Неудивительно, что так трудно жить сердцем! Мы оказываемся в центре истории, которая иногда прекрасна, иногда ужасна, но чаще всего — это запутанное сочетание того и другого, и у нас нет даже слабой подсказки, которая помогала бы понять все это. Самое худшее — мы пытаемся объяснить жизнь, отталкиваясь от отдельных эпизодов, вырванных из контекста событий, чувств и образов, не соотнося их с историей, частью которой они являются. Это невозможно, потому что, как заметила Джулия Гатта, «событие — не важно, насколько правильно оно понято, — никогда нельзя объяснить самостоятельно». Поэтому мы ищем кого-то, чтобы он истолковал для нас жизнь. Толкователями обычно становятся те люди, которые окружают нас с детства, — родители, бабушки и дедушки или другие ключевые фигуры. Они формируют наше отношение к событиям, которые с нами происходят, и объясняют, что делать с Романтикой, Стрелами и нашим сердцем.
Брент часто оставался без такого толкователя, так как отцы приходили и уходили. Мне (Джон) повезло больше; у меня был дедушка, который помогал мне всякий раз, когда Стрелы готовы были впиться в меня, в то время как отец был поглощен зловещей схваткой с зеленым змием. Выучившись на инженера, мой отец попал на рынок труда, который в тот момент, после второй мировой войны, был переполнен армией инженеров. Артур Миллер очень тонко передал стиль его жизни в пьесе «Смерть коммивояжера»: «…для таких, как он, в жизни нет основы. …Он висит между небом и землей. Его орудия — заискивающая улыбка и до блеска начищенные ботинки. А когда ему перестают улыбаться в ответ, вот тут наступает катастрофа. Потом на шляпе появляется парочка сальных пятен, и человеку приходит конец. Никто не смеет винить этого человека!» (Перевод с англ. Е. Голышевой и Б. Изакова.) Моя мама вернулась в колледж, а затем к работе, чтобы сводить концы с концами; я был предоставлен сам себе и пытался самостоятельно понять историю жизни и свою роль в ней.

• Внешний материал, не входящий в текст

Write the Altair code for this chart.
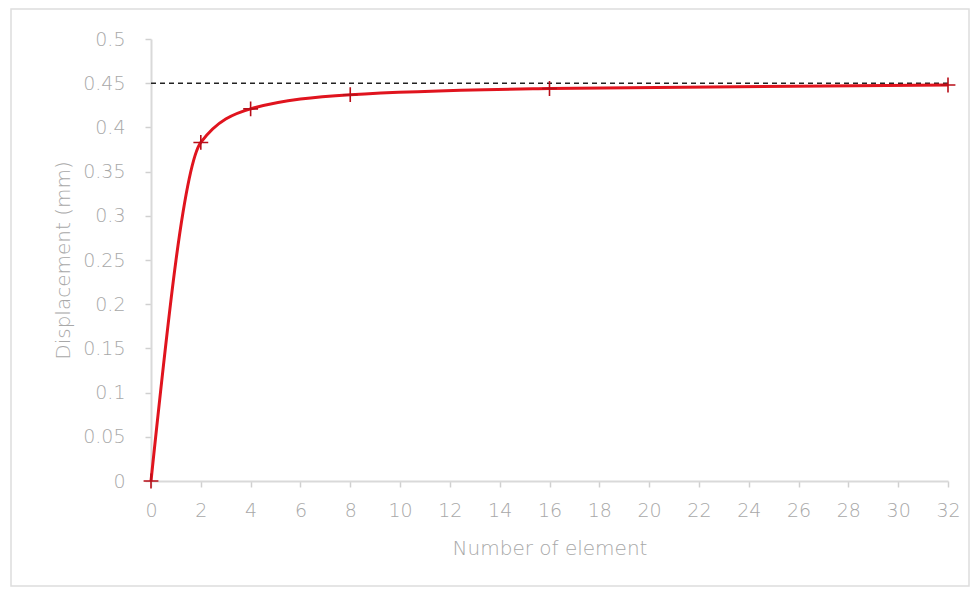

Мой дедушка, «дедуля», заполнил пустоту моей души в решающий момент. Он был моим героем, ковбоем и джентльменом. О том, чтобы провести лето на его ранчо, я мечтал весь учебный год — там я мог скакать верхом на лошади, ловить лягушек, дразнить больших старых коров, когда никто этого не видел. Помню, как дедуля ездил на своем стареньком «Форде» в ковбойской шляпе и кожаных рабочих перчатках и приветствовал почти всех, кого встречал по дороге. Казалось, люди кивали в ответ с почтением. Это вселяло в меня уверенность, что я был под защитой кого-то сильного и любящего.